Paul M. Farber (he or they) is Director and Co-Founder of Monument Lab. He also serves as Senior Research Scholar at the Center for Public Art & Space at the University of Pennsylvania. This academic year (2021-2022) he is the William Wilson Corcoran Visiting Professor of Community Engagement at George Washington University. Farber and the team at Monument Lab were the inaugural grantees of the Andrew W. Mellon Foundation’s “Monuments Project,” a $250 Million initiative to “transform the way our country’s histories are told in public spaces,” including Monument Lab’s National Monument Audit and the opening of research field offices throughout the United States. Farber has co-curated Monument Lab projects including its original Philadelphia City Hall discovery exhibition (Philadelphia, 2015), citywide public art and history exhibition (Philadelphia, 2017), A Call to Peace (Military Park Newark, 2019), Public Iconographies (Pulitzer Foundation, 2019-2020), and Staying Power (Village of Arts and Humanities, 2021). Farber's research and curatorial projects explore transnational urban history, cultural memory, and creative approaches to civic engagement. He is author of A Wall of Our Own: An American History of the Berlin Wall (University of North Carolina Press, 2020) which tells the untold story of a group of American artists and writers (Leonard Freed, Angela Davis, Shinkichi Tajiri, and Audre Lorde) who found refuge along the Berlin Wall and in Cold War Germany in order to confront political divisions back home in the United States. He is also co-editor with Ken Lum of Monument Lab: Creative Speculations for Philadelphia (Temple University Press, 2019), a public art and history handbook designed to generate new critical ways of thinking about and building monuments.  In addition to his work with Monument Lab, Farber served as curator for the inaugural Artist-in-Residence Program at the Office of the District Attorney of Philadelphia (2020), keynote speaker for the Americans for the Arts national conference (2020), and Scholar in Residence at Mural Arts Philadelphia (2015–2017). He serves as an advisor to numerous monument and memorial projects including for the City of Newark and the Emmett Till Interpretive Center.

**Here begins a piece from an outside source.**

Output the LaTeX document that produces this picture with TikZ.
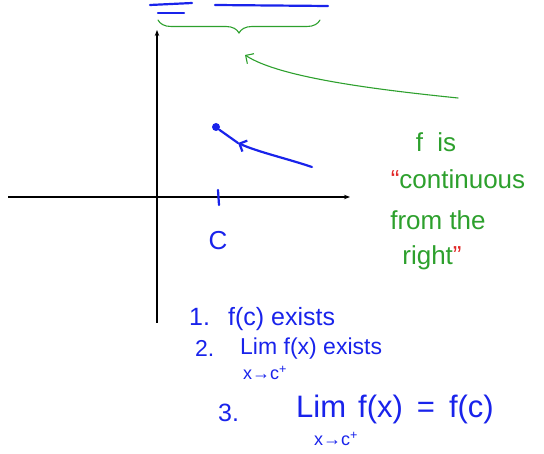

Farber earned a PhD and MA in American Culture from the University of Michigan and a BA in Urban Studies from the University of Pennsylvania.


Jean Shin

Jean Shin is an artist recognized for her site-specific installations that transform everyday objects into elegant expressions of identity and community engagement. Her work is distinguished by her labor-intensive process and immersive environments that capture collective issues that we face as a society. Her work has been widely exhibited in major national and international museums, including in solo exhibitions at The Museum of Modern Art in New York, Fabric Workshop and Museum in Philadelphia, Smithsonian American Art Museum in Washington DC, Scottsdale Museum of Contemporary Art in Arizona and Crow Collection in Dallas. Shin has received numerous awards, including the New York Foundation for the Arts Fellowship in Architecture/Environmental Structures and Sculpture, Pollock-Krasner Foundation grant and Louis Comfort Tiffany Foundation Biennial Art award. Shin’s many notable permanent public art commissions include the General Services Administration, New York City Department of Cultural Affairs, Metropolitan Transit Authority Arts and Design, City of Seattle Office of Arts and Culture, and more. Shin has been featured in a multitude of publications world-wide.

Born in Seoul, South Korea and raised in the United States, Shin attended the Skowhegan School of Painting and Sculpture in 1999 and received a BFA and MS from Pratt Institute in Brooklyn. She is tenured Adjunct Professor of Fine Art at Pratt Institute. She lives and works in Brooklyn, NY.